Installing fdupes RHEL7/Centos7
# yum install fdupes
Searches the given path for duplicate files. Such files are found by comparing file sizes and MD5 signatures, followed by a byte-by-byte comparison. For testing purpose just created few files with same data in all and trying to find duplicates with in that directory.
[root@ArkItServ ~]# fdupes -Sr dupesarkit/ 24 bytes each: dupesarkit/ArkIT5.txt dupesarkit/ArkIT6.txt dupesarkit/ArkIT7.txt dupesarkit/ArkIT9.txt 0 bytes each: dupesarkit/ArkIT1.txt
fdupes command options
There are many options let’s see each of them
- -r – Search for Duplicates given directory and it’s sub-directories as well.
- -R – Find Duplicates only on given directory but not sub-directories after “:” directory
Example: fdupes apple --recurse: boy - Find under boy directory and its subdirectories but under those apple directory. fdupes dir1 --recure dir2 - finds duplicates under both dir1 and dir2
- -s – Follow Symlinked directories also
- -H – Basically Hardlinks are not considered as duplicates, but using this H option it will also finds same disk area with duplicates.
- -n – Exclude Zero length files
- -f – Exclude first file from duplicate list
- -A – Not find Duplicates from Hidden files/directories
- –1 – list each set of matches on a single line
- -S – show size of duplicate files in Bytes
- -m – Instead of listing file names display summary
Example: # fdupes -m dupesarkit/ 8 duplicate files (in 2 sets), occupying 72 bytes.
- -q –quiet – Do not show finding duplicates progress
- -d –delete – Delete all the files except mentioned files.
[root@ArkItServ ~]# fdupes -r dupesarkit/ -d  dupesarkit/ArkIT5.txt Set 1 of 2, preserve files [1 - 8, all]: 1 [+] dupesarkit/ArkIT5.txt  dupesarkit/ArkIT1.txt Set 2 of 2, preserve files [1 - 12, all]: Set 2 of 2, preserve files [1 - 12, all]: all [+] dupesarkit/ArkIT1.txt
- -N – Along with -d option if you use -N option it will not ask you for confirmation it will preserve first 2 files and delete all files.
- -I – Delete duplicates as they are encountered, without grouping into sets.
- -p – Don’t consider files as duplicates if they are owned by other than current user/group.

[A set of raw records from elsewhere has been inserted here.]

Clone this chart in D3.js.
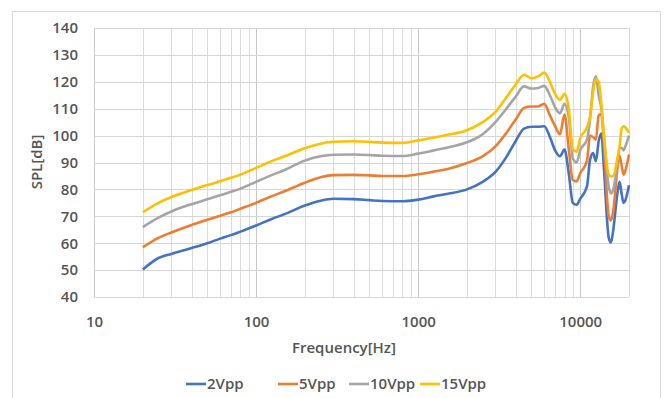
<!DOCTYPE html>
<html>
<head>
<meta charset="utf-8">
<script src="https://cdn.jsdelivr.net/npm/d3@7"></script>
<style>
  body { margin: 0; background: #fff; }
  text { font-family: "Open Sans", "DejaVu Sans", sans-serif; }
</style>
</head>
<body>
<script>
// frequency points (Hz)
var freqs = [20, 25, 30, 40, 50, 60, 70, 80, 100, 125, 150, 200, 250, 300, 400, 500, 600, 800,
  1000, 1250, 1500, 2000, 2500, 3000, 3500, 4000, 4500, 5000, 5500, 6000, 6500, 7000, 7500,
  8000, 8500, 9000, 9500, 10000, 11000, 11500, 12000, 12500, 13000, 13500, 14000, 15000,
  15500, 16000, 17000, 17500, 18000, 18500, 19000, 20000];

var spl2 = [50.2, 54.5, 56, 58.2, 60, 61.7, 63, 64.3, 66.6, 69, 70.8, 74, 75.8, 76.5, 76.4, 76, 75.7, 75.6,
  76.2, 77.4, 78.3, 80, 82.8, 86.5, 92, 98, 102.6, 103.3, 103.3, 103.5, 99.5, 94.5, 92.3,
  94.8, 86, 75, 74.3, 76.5, 81, 91, 93.5, 90.5, 98, 100.8, 88, 62,
  60.3, 65, 79, 82.8, 78.5, 75, 76, 81.5];

var spl5 = [58.5, 62, 64, 66.8, 68.7, 70.2, 71.5, 72.8, 75, 77.5, 79.3, 82.5, 84.5, 85.3, 85.4, 85.2, 85, 85,
  85.6, 86.6, 87.5, 89.8, 92.3, 96, 101, 106, 110.3, 110.8, 110.8, 111.8, 107.5, 103.5, 100.5,
  107.8, 95, 83.5, 83, 86, 90.5, 100, 99.5, 98.5, 107.5, 108, 97, 70,
  68.5, 72, 88, 92.5, 89, 85.5, 87, 93];

var spl10 = [66, 69.5, 71.8, 74.5, 76.3, 77.8, 79.1, 80.3, 82.8, 85.3, 87.2, 90.7, 92.3, 92.9, 93, 92.8, 92.5, 92.4,
  93.3, 94.5, 95.5, 97.5, 100.5, 105, 110, 114.5, 118.3, 117.5, 117.7, 118.5, 115, 110.5, 108.3,
  111.8, 107, 91.5, 90, 94.5, 98.5, 106, 118, 122, 115, 110, 100, 81,
  78.5, 80, 90, 95.5, 95.5, 94.5, 96, 100];

var spl15 = [71.5, 75, 77.2, 79.8, 81.6, 83, 84.3, 85.5, 88, 90.5, 92.3, 95.3, 97, 97.7, 97.9, 97.7, 97.4, 97.3,
  98.2, 99.3, 100.2, 102, 105, 108.8, 114.2, 119, 122.6, 121.3, 122, 123.4, 120, 115.5, 113.3,
  115.5, 110, 95, 94, 99, 103, 107, 116, 121, 120, 112, 100, 85.5,
  84.8, 85, 92, 96, 102.5, 103.5, 103, 101];

var seriesNames = ["2Vpp", "5Vpp", "10Vpp", "15Vpp"];
var seriesValues = [spl2, spl5, spl10, spl15];
var colors = ["#4472C4", "#ED7D31", "#A5A5A5", "#FFC000"];

var xTicks = [10, 100, 1000, 10000];
var yTicks = [40, 50, 60, 70, 80, 90, 100, 110, 120, 130, 140];

var width = 669;
var height = 398;
var margin = {left: 94, right: 40, top: 28, bottom: 101};
var fontSize = "15px";

var svg = d3.select("body")
    .append("svg")
    .attr("width", width)
    .attr("height", height);

svg.append("rect")
    .attr("width", width)
    .attr("height", height)
    .attr("fill", "#fff");

// outer chart border
svg.append("rect")
    .attr("x", 12.5)
    .attr("y", 11.5)
    .attr("width", 648)
    .attr("height", 400)
    .attr("fill", "none")
    .attr("stroke", "#d9d9d9");

var x = d3.scaleLog()
    .domain([10, 20000])
    .range([margin.left, width - margin.right]);

var y = d3.scaleLinear()
    .domain([40, 140])
    .range([height - margin.bottom, margin.top]);

// minor vertical gridlines (2..9 in each decade)
var minor = [];
[10, 100, 1000, 10000].forEach(function(d) {
  for (var k = 2; k <= 9; k++) {
    if (d * k <= 20000) minor.push(d * k);
  }
});

svg.append("g").selectAll("line")
    .data(minor)
    .enter()
    .append("line")
    .attr("x1", function(d) { return Math.round(x(d)) + 0.5; })
    .attr("x2", function(d) { return Math.round(x(d)) + 0.5; })
    .attr("y1", y(140))
    .attr("y2", y(40))
    .attr("stroke", "#dcdcdc");

svg.append("g").selectAll("line")
    .data(xTicks)
    .enter()
    .append("line")
    .attr("x1", function(d) { return Math.round(x(d)) + 0.5; })
    .attr("x2", function(d) { return Math.round(x(d)) + 0.5; })
    .attr("y1", y(140))
    .attr("y2", y(40))
    .attr("stroke", "#c8c8c8");

// horizontal gridlines
svg.append("g").selectAll("line")
    .data(yTicks)
    .enter()
    .append("line")
    .attr("x1", x(10))
    .attr("x2", x(20000))
    .attr("y1", function(d) { return Math.round(y(d)) + 0.5; })
    .attr("y2", function(d) { return Math.round(y(d)) + 0.5; })
    .attr("stroke", "#d6d6d6");

// right edge of plot area
svg.append("line")
    .attr("x1", Math.round(x(20000)) + 0.5)
    .attr("x2", Math.round(x(20000)) + 0.5)
    .attr("y1", y(140))
    .attr("y2", y(40))
    .attr("stroke", "#d6d6d6");

// axis labels
var xAxis = d3.axisBottom(x)
    .tickValues(xTicks)
    .tickFormat(d3.format("d"))
    .tickSize(0)
    .tickPadding(19);

var gx = svg.append("g")
    .attr("transform", "translate(0," + y(40) + ")")
    .call(xAxis);
gx.select(".domain").remove();
gx.selectAll("text")
    .attr("fill", "#555")
    .attr("font-size", fontSize)
    .attr("font-weight", 600)
    .style("font-family", "'Open Sans', sans-serif");

var yAxis = d3.axisLeft(y)
    .tickValues(yTicks)
    .tickSize(0)
    .tickPadding(16);

var gy = svg.append("g")
    .attr("transform", "translate(" + x(10) + ",0)")
    .call(yAxis);
gy.select(".domain").remove();
gy.selectAll("text")
    .attr("fill", "#555")
    .attr("font-size", fontSize)
    .attr("font-weight", 600)
    .style("font-family", "'Open Sans', sans-serif");

// titles
svg.append("text")
    .attr("x", 344)
    .attr("y", 353)
    .attr("text-anchor", "middle")
    .attr("fill", "#555")
    .attr("font-size", fontSize)
    .attr("font-weight", 600)
    .text("Frequency[Hz]");

svg.append("text")
    .attr("transform", "translate(42,162) rotate(-90)")
    .attr("text-anchor", "middle")
    .attr("fill", "#555")
    .attr("font-size", fontSize)
    .attr("font-weight", 600)
    .text("SPL[dB]");

// lines
var line = d3.line()
    .x(function(d) { return x(d[0]); })
    .y(function(d) { return y(d[1]); })
    .curve(d3.curveMonotoneX);

svg.append("g").selectAll("path")
    .data(seriesValues)
    .enter()
    .append("path")
    .attr("fill", "none")
    .attr("stroke", function(d, i) { return colors[i]; })
    .attr("stroke-width", 2.6)
    .attr("stroke-linejoin", "round")
    .attr("d", function(vals) {
      return line(freqs.map(function(f, j) { return [f, vals[j]]; }));
    });

// legend
var legendX = [186, 278, 349, 420];
var legend = svg.append("g").selectAll("g")
    .data(seriesNames)
    .enter()
    .append("g")
    .attr("transform", function(d, i) { return "translate(" + legendX[i] + ",384)"; });

legend.append("line")
    .attr("x1", 0)
    .attr("x2", 20)
    .attr("stroke", function(d, i) { return colors[i]; })
    .attr("stroke-width", 2.6);

legend.append("text")
    .attr("x", 21)
    .attr("y", 5)
    .attr("fill", "#555")
    .attr("font-size", fontSize)
    .attr("font-weight", 600)
    .text(function(d) { return d; });
</script>
</body>
</html>
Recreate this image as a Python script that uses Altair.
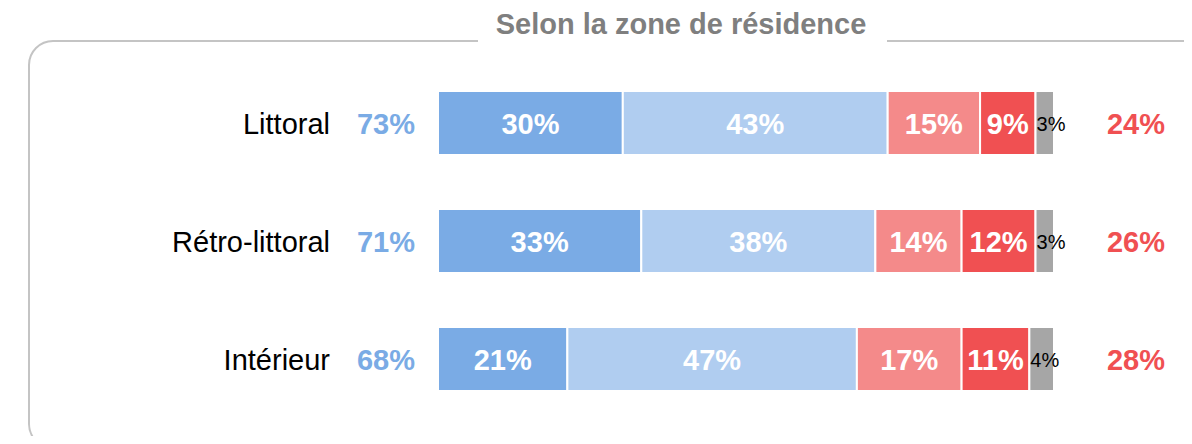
import altair as alt
import pandas as pd

# ---- data ----
zones = ["Littoral", "Rétro-littoral", "Intérieur"]
categories = ["Tout à fait", "Plutôt", "Plutôt pas", "Pas du tout", "NSP"]
v_tout_a_fait = [30, 33, 21]
v_plutot = [43, 38, 47]
v_plutot_pas = [15, 14, 17]
v_pas_du_tout = [9, 12, 11]
v_nsp = [3, 3, 4]
left_totals = [73, 71, 68]
right_totals = [24, 26, 28]
title_text = "Selon la zone de résidence"

colors = ["#7aabe5", "#b0cdf0", "#f48a8a", "#f05052", "#a6a6a6"]
FONT = "Liberation Sans"

# ---- build tables ----
series = [v_tout_a_fait, v_plutot, v_plutot_pas, v_pas_du_tout, v_nsp]
rows = []
for zi, z in enumerate(zones):
    start = 0
    for ci, c in enumerate(categories):
        v = series[ci][zi]
        rows.append({"zone": z, "cat": c, "value": v, "start": start,
                     "end": start + v, "mid": start + v / 2,
                     "label": f"{v}%", "small": c == "NSP"})
        start += v
df = pd.DataFrame(rows)
tot = pd.DataFrame({"zone": zones,
                    "left": [f"{v}%" for v in left_totals],
                    "right": [f"{v}%" for v in right_totals]})
one = pd.DataFrame({"a": [0]})

xscale = alt.Scale(domain=[0, 100], range=[430, 1046])
Y = alt.Y("zone:N", sort=zones, axis=None,
          scale=alt.Scale(range=[56, 410], paddingInner=0.458, paddingOuter=0.229))

frame = alt.Chart(one).mark_rect(
    fill="transparent", stroke="#c4c4c4", strokeWidth=2, cornerRadius=24
).encode(x=alt.value(21), x2=alt.value(1240), y=alt.value(33), y2=alt.value(440))

gap = alt.Chart(one).mark_rect(fill="white", stroke=None).encode(
    x=alt.value(470), x2=alt.value(879), y=alt.value(15), y2=alt.value(50))

title = alt.Chart(pd.DataFrame({"t": [title_text]})).mark_text(
    font=FONT, fontSize=29, fontWeight="bold", color="#7f7f7f",
    align="center", baseline="middle"
).encode(x=alt.value(673), y=alt.value(17), text="t:N")

bars = alt.Chart(df).mark_bar(stroke="white", strokeWidth=2).encode(
    x=alt.X("start:Q", scale=xscale, axis=None),
    x2="end:Q",
    y=Y,
    color=alt.Color("cat:N", scale=alt.Scale(domain=categories, range=colors), legend=None),
)

big_labels = alt.Chart(df).transform_filter("!datum.small").mark_text(
    font=FONT, fontSize=29, fontWeight="bold", color="white",
    align="center", baseline="middle", dy=1.5
).encode(x=alt.X("mid:Q", scale=xscale, axis=None), y=Y, text="label:N")

small_labels = alt.Chart(df).transform_filter("datum.small").mark_text(
    font=FONT, fontSize=20, color="black", align="left", baseline="middle", dx=1, dy=1.5
).encode(x=alt.X("start:Q", scale=xscale, axis=None), y=Y, text="label:N")

zone_labels = alt.Chart(tot).mark_text(
    font=FONT, fontSize=29, color="black", align="right", baseline="middle", dy=1.5
).encode(x=alt.value(322), y=Y, text="zone:N")

left_lab = alt.Chart(tot).mark_text(
    font=FONT, fontSize=29, fontWeight="bold", color="#7aabe5",
    align="center", baseline="middle", dy=1.5
).encode(x=alt.value(378), y=Y, text="left:N")

right_lab = alt.Chart(tot).mark_text(
    font=FONT, fontSize=29, fontWeight="bold", color="#f05052",
    align="center", baseline="middle", dy=1.5
).encode(x=alt.value(1128), y=Y, text="right:N")

chart = alt.layer(
    frame, gap, title, bars, big_labels, small_labels, zone_labels, left_lab, right_lab
).properties(
    width=1176, height=428, padding=0,
    autosize=alt.AutoSizeParams(type="none"),
).configure_view(stroke=None)

chart.save("out.html", embed_options={"renderer": "svg", "actions": False})
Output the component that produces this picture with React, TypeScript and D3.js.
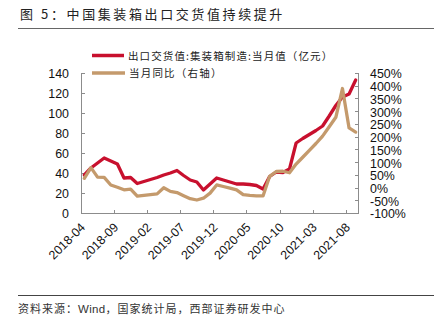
import React from "react";
import * as d3 from "d3";

const months = [
  "2018-04","2018-05","2018-06","2018-07","2018-08","2018-09","2018-10","2018-11","2018-12",
  "2019-01","2019-02","2019-03","2019-04","2019-05","2019-06","2019-07","2019-08","2019-09","2019-10","2019-11","2019-12",
  "2020-01","2020-02","2020-03","2020-04","2020-05","2020-06","2020-07","2020-08","2020-09","2020-10","2020-11","2020-12",
  "2021-01","2021-02","2021-03","2021-04","2021-05","2021-06","2021-07","2021-08","2021-09",
];
const exportValue = [
  39, 46, 51, 56, 53, 50, 36, 36.5, 30.5, 32.5, 34.5, 36.5, 39, 41, 43.5, 38.5, 34, 32, 24, 30, 36,
  34, 32, 30, 30, 29.5, 28.5, 25, 37.5, 42, 41.5, 45, 71, 75.5, 79.5, 83.5, 88, 98, 108.5, 117, 120, 134,
];
const yoy = [
  40, 82, 45, 44, 14, 5, -5, -2, -30, -27, -24, -21, 3, -11, -16, -28, -40, -45, -38, -18, 14,
  8, 2, -5, -24, -27, -29, -29, 48, 67, 68, 62, 96, 123, 150, 177, 206, 243, 280, 393, 238, 222,
];
const leftTicks = [0, 20, 40, 60, 80, 100, 120, 140];
const rightTicks = [-100, -50, 0, 50, 100, 150, 200, 250, 300, 350, 400, 450];
const xTickLabels = ["2018-04","2018-09","2019-02","2019-07","2019-12","2020-05","2020-10","2021-03","2021-08"];

const title = "图 5：中国集装箱出口交货值持续提升";
const legend1 = "出口交货值:集装箱制造:当月值（亿元）";
const legend2 = "当月同比（右轴）";
const sourceA = "资料来源：";
const sourceB = "Wind";
const sourceC = "，国家统计局，西部证券研发中心";

const RED = "#C8102E";
const TAN = "#C49A6C";
const AXIS = "#8c8c8c";
const FONT = "'Liberation Sans', Arial, sans-serif";
const CJK = "'Noto Sans CJK SC', sans-serif";

export default function App() {
  const W = 434, H = 325;
  const x0 = 81, x1 = 359, yTop = 74, yBot = 214;
  const x = d3.scaleBand<string>().domain(months).range([x0, x1]).padding(0);
  const cx = (m: string) => (x(m) as number) + x.bandwidth() / 2;
  const yL = d3.scaleLinear().domain([0, 140]).range([yBot, yTop]);
  const yR = d3.scaleLinear().domain([-100, 450]).range([yBot, yTop]);

  const lineL = d3.line<number>().x((_, i) => cx(months[i])).y((d) => yL(d));
  const lineR = d3.line<number>().x((_, i) => cx(months[i])).y((d) => yR(d));

  const tickIdx = months.map((m, i) => i).filter((i) => i % 5 === 0);

  return (
    <svg width={W} height={H} style={{ position: "absolute", left: 0, top: 0, background: "#fff" }}>
      <text x={20} y={19} fontFamily={CJK} fontSize={13} fill="#222" letterSpacing={2.6}>{title}</text>
      <line x1={18} x2={434} y1={28.5} y2={28.5} stroke="#666" strokeWidth={1} />

      {/* axes */}
      <line x1={x0 + 0.5} x2={x0 + 0.5} y1={yTop} y2={yBot} stroke={AXIS} />
      <line x1={x1 - 0.5} x2={x1 - 0.5} y1={yTop} y2={yBot} stroke={AXIS} />
      <line x1={x0} x2={x1} y1={yBot - 0.5} y2={yBot - 0.5} stroke={AXIS} />
      {leftTicks.map((t) => (
        <g key={"l" + t}>
          <line x1={x0} x2={x0 + 4} y1={Math.round(yL(t)) - 0.5} y2={Math.round(yL(t)) - 0.5} stroke={AXIS} />
          <text x={69} y={yL(t)} dy="0.36em" textAnchor="end" fontFamily={FONT} fontSize={12.4} fill="#111">{t}</text>
        </g>
      ))}
      {rightTicks.map((t) => (
        <g key={"r" + t}>
          <line x1={x1 - 4} x2={x1} y1={Math.round(yR(t)) - 0.5} y2={Math.round(yR(t)) - 0.5} stroke={AXIS} />
          <text x={370} y={yR(t)} dy="0.36em" textAnchor="start" fontFamily={FONT} fontSize={12.4} fill="#111">{t + "%"}</text>
        </g>
      ))}
      {tickIdx.map((i) => {
        const tx = x(months[i]) as number;
        return (
          <line key={"xt" + i} x1={Math.round(tx) + 0.5} x2={Math.round(tx) + 0.5} y1={yBot - 4} y2={yBot} stroke={AXIS} />
        );
      })}
      {xTickLabels.map((lab) => {
        const tx = x(lab) as number;
        return (
          <text key={"xl" + lab} transform={`translate(${tx + 5},${228}) rotate(-45)`} textAnchor="end" fontFamily={FONT} fontSize={12.4} fill="#111">{lab}</text>
        );
      })}

      {/* series */}
      <path d={lineL(exportValue) || ""} fill="none" stroke={RED} strokeWidth={3.3} strokeLinejoin="round" strokeLinecap="round" />
      <path d={lineR(yoy) || ""} fill="none" stroke={TAN} strokeWidth={3.3} strokeLinejoin="round" strokeLinecap="round" />

      {/* legend */}
      <line x1={92} x2={124} y1={55.5} y2={55.5} stroke={RED} strokeWidth={3.5} />
      <text x={128} y={59.5} fontFamily={CJK} fontSize={10.5} fill="#222" letterSpacing={1.1}>{legend1}</text>
      <line x1={92} x2={125} y1={73} y2={73} stroke={TAN} strokeWidth={3.5} />
      <text x={129} y={77} fontFamily={CJK} fontSize={10.5} fill="#222" letterSpacing={1.2}>{legend2}</text>

      <line x1={18} x2={434} y1={295.5} y2={295.5} stroke="#444" strokeWidth={1} />
      <text x={18} y={313} fontFamily={CJK} fontSize={11} fill="#333" letterSpacing={1}>
        {sourceA}
        <tspan fontFamily={FONT} fontSize={11.5} letterSpacing={0.3}>{sourceB}</tspan>
        {sourceC}
      </text>
    </svg>
  );
}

- -o=WORD – Sort the Files with given word
- -i – Use reverse method of sorting
- -v – Display Installed fdupes version
# fdupes -v fdupes 1.6.1
FSlint Utility to Clean Problematic Files (Duplicates)
FSlint is an GUI wrapper and toolset to find various problem with file systems, including find duplicate files. Download FSlint from git (clone) then build as RPM and install using rpm command.
# git clone https://github.com/pixelb/fslint.git fslint-2.47 # tar -czf fslint-2.47.tar.gz --exclude=.git fslint-2.47 # rpmbuild -ta fslint-2.47.tar.gz warning: bogus date in %changelog: Thu Dec 16 2002 Pádraig Brady Executing(%prep): /bin/sh -e /var/tmp/rpm-tmp.jJDK71 # rpm -Uvh rpmbuild/RPMS/noarch/fslint-2.47-1.noarch.rpm Preparing... ################################# [100%] Updating / installing... 1:fslint-2.47-1 ################################# [100%]
Findup Perl Script to Find Duplicates
You can use GUI window to determine problems or duplicates. Or you can also use findup perl script which is part of FSlint tool set.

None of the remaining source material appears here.